▶ What to produce
Write out the data below in full, unchanged, minus the images.
◇ ◇ ◇ ◇ ◇
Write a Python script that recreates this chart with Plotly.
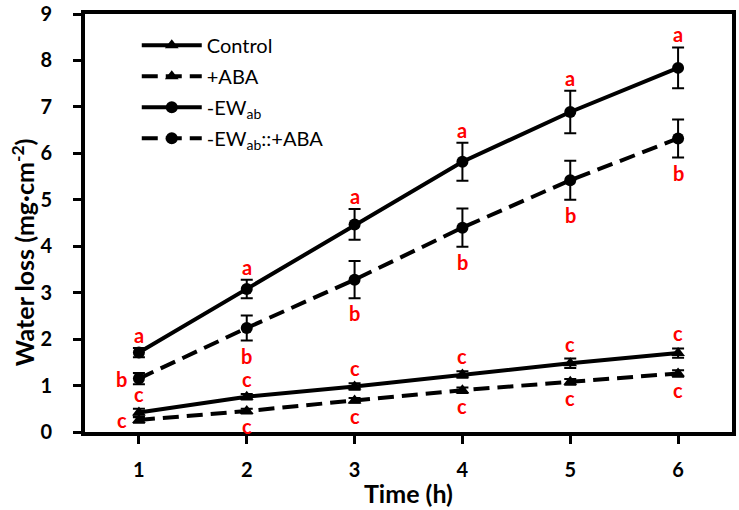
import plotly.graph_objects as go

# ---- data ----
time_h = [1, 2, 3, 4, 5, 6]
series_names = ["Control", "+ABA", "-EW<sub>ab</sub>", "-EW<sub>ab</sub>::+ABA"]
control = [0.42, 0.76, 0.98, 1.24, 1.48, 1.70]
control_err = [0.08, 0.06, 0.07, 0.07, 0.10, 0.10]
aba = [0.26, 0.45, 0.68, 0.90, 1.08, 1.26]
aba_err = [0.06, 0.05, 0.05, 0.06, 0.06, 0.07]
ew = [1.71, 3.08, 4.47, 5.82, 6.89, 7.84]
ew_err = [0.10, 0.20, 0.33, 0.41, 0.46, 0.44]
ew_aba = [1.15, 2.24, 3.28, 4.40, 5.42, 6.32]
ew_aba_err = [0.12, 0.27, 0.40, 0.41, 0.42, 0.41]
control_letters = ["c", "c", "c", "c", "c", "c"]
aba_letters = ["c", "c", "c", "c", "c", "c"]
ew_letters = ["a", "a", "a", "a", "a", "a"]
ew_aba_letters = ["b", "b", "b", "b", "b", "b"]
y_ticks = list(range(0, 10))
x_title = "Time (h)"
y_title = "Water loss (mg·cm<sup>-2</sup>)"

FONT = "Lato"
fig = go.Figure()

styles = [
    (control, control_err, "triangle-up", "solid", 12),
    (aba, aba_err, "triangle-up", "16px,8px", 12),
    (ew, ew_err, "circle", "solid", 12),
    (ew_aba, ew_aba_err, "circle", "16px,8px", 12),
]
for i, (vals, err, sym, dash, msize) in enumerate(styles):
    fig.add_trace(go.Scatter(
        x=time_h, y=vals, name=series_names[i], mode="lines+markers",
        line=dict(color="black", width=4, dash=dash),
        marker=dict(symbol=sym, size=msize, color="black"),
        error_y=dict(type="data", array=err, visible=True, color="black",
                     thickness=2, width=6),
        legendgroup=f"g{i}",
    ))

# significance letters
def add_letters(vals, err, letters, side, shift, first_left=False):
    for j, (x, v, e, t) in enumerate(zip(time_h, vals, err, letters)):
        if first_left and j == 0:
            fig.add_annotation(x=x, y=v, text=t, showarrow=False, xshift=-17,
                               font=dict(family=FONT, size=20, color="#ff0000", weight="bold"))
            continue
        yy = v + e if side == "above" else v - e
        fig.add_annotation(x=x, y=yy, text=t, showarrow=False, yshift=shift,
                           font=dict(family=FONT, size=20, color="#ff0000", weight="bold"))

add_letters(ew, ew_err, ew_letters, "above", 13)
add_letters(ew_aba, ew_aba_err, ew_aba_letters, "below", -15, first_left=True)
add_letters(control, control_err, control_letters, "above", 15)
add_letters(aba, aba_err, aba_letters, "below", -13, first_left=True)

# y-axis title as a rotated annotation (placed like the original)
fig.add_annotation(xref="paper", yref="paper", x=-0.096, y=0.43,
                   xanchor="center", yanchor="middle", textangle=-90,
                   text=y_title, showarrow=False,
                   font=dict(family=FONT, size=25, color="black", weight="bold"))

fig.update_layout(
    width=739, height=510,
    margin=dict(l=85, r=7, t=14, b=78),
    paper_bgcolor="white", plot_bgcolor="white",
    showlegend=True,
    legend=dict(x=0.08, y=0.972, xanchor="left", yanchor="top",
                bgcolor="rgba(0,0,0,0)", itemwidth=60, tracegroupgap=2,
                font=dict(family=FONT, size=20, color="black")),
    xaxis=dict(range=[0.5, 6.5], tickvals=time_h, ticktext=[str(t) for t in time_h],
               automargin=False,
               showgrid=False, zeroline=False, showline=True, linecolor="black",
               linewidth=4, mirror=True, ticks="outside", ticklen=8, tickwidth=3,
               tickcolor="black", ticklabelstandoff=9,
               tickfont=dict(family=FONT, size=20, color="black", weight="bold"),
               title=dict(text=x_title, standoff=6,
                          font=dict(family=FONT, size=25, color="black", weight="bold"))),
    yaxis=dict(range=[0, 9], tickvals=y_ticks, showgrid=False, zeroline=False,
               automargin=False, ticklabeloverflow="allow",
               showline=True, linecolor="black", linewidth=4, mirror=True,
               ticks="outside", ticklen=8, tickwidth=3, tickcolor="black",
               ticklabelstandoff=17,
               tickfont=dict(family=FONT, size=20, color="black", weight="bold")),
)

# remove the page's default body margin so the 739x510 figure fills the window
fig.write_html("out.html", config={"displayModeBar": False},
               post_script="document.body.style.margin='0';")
◇ ◇ ◇ ◇ ◇
▶ Answer to the problem
Write a Python script that recreates this chart with Plotly.
import plotly.graph_objects as go

# ---- data ----
time_h = [1, 2, 3, 4, 5, 6]
series_names = ["Control", "+ABA", "-EW<sub>ab</sub>", "-EW<sub>ab</sub>::+ABA"]
control = [0.42, 0.76, 0.98, 1.24, 1.48, 1.70]
control_err = [0.08, 0.06, 0.07, 0.07, 0.10, 0.10]
aba = [0.26, 0.45, 0.68, 0.90, 1.08, 1.26]
aba_err = [0.06, 0.05, 0.05, 0.06, 0.06, 0.07]
ew = [1.71, 3.08, 4.47, 5.82, 6.89, 7.84]
ew_err = [0.10, 0.20, 0.33, 0.41, 0.46, 0.44]
ew_aba = [1.15, 2.24, 3.28, 4.40, 5.42, 6.32]
ew_aba_err = [0.12, 0.27, 0.40, 0.41, 0.42, 0.41]
control_letters = ["c", "c", "c", "c", "c", "c"]
aba_letters = ["c", "c", "c", "c", "c", "c"]
ew_letters = ["a", "a", "a", "a", "a", "a"]
ew_aba_letters = ["b", "b", "b", "b", "b", "b"]
y_ticks = list(range(0, 10))
x_title = "Time (h)"
y_title = "Water loss (mg·cm<sup>-2</sup>)"

FONT = "Lato"
fig = go.Figure()

styles = [
    (control, control_err, "triangle-up", "solid", 12),
    (aba, aba_err, "triangle-up", "16px,8px", 12),
    (ew, ew_err, "circle", "solid", 12),
    (ew_aba, ew_aba_err, "circle", "16px,8px", 12),
]
for i, (vals, err, sym, dash, msize) in enumerate(styles):
    fig.add_trace(go.Scatter(
        x=time_h, y=vals, name=series_names[i], mode="lines+markers",
        line=dict(color="black", width=4, dash=dash),
        marker=dict(symbol=sym, size=msize, color="black"),
        error_y=dict(type="data", array=err, visible=True, color="black",
                     thickness=2, width=6),
        legendgroup=f"g{i}",
    ))

# significance letters
def add_letters(vals, err, letters, side, shift, first_left=False):
    for j, (x, v, e, t) in enumerate(zip(time_h, vals, err, letters)):
        if first_left and j == 0:
            fig.add_annotation(x=x, y=v, text=t, showarrow=False, xshift=-17,
                               font=dict(family=FONT, size=20, color="#ff0000", weight="bold"))
            continue
        yy = v + e if side == "above" else v - e
        fig.add_annotation(x=x, y=yy, text=t, showarrow=False, yshift=shift,
                           font=dict(family=FONT, size=20, color="#ff0000", weight="bold"))

add_letters(ew, ew_err, ew_letters, "above", 13)
add_letters(ew_aba, ew_aba_err, ew_aba_letters, "below", -15, first_left=True)
add_letters(control, control_err, control_letters, "above", 15)
add_letters(aba, aba_err, aba_letters, "below", -13, first_left=True)

# y-axis title as a rotated annotation (placed like the original)
fig.add_annotation(xref="paper", yref="paper", x=-0.096, y=0.43,
                   xanchor="center", yanchor="middle", textangle=-90,
                   text=y_title, showarrow=False,
                   font=dict(family=FONT, size=25, color="black", weight="bold"))

fig.update_layout(
    width=739, height=510,
    margin=dict(l=85, r=7, t=14, b=78),
    paper_bgcolor="white", plot_bgcolor="white",
    showlegend=True,
    legend=dict(x=0.08, y=0.972, xanchor="left", yanchor="top",
                bgcolor="rgba(0,0,0,0)", itemwidth=60, tracegroupgap=2,
                font=dict(family=FONT, size=20, color="black")),
    xaxis=dict(range=[0.5, 6.5], tickvals=time_h, ticktext=[str(t) for t in time_h],
               automargin=False,
               showgrid=False, zeroline=False, showline=True, linecolor="black",
               linewidth=4, mirror=True, ticks="outside", ticklen=8, tickwidth=3,
               tickcolor="black", ticklabelstandoff=9,
               tickfont=dict(family=FONT, size=20, color="black", weight="bold"),
               title=dict(text=x_title, standoff=6,
                          font=dict(family=FONT, size=25, color="black", weight="bold"))),
    yaxis=dict(range=[0, 9], tickvals=y_ticks, showgrid=False, zeroline=False,
               automargin=False, ticklabeloverflow="allow",
               showline=True, linecolor="black", linewidth=4, mirror=True,
               ticks="outside", ticklen=8, tickwidth=3, tickcolor="black",
               ticklabelstandoff=17,
               tickfont=dict(family=FONT, size=20, color="black", weight="bold")),
)

# remove the page's default body margin so the 739x510 figure fills the window
fig.write_html("out.html", config={"displayModeBar": False},
               post_script="document.body.style.margin='0';")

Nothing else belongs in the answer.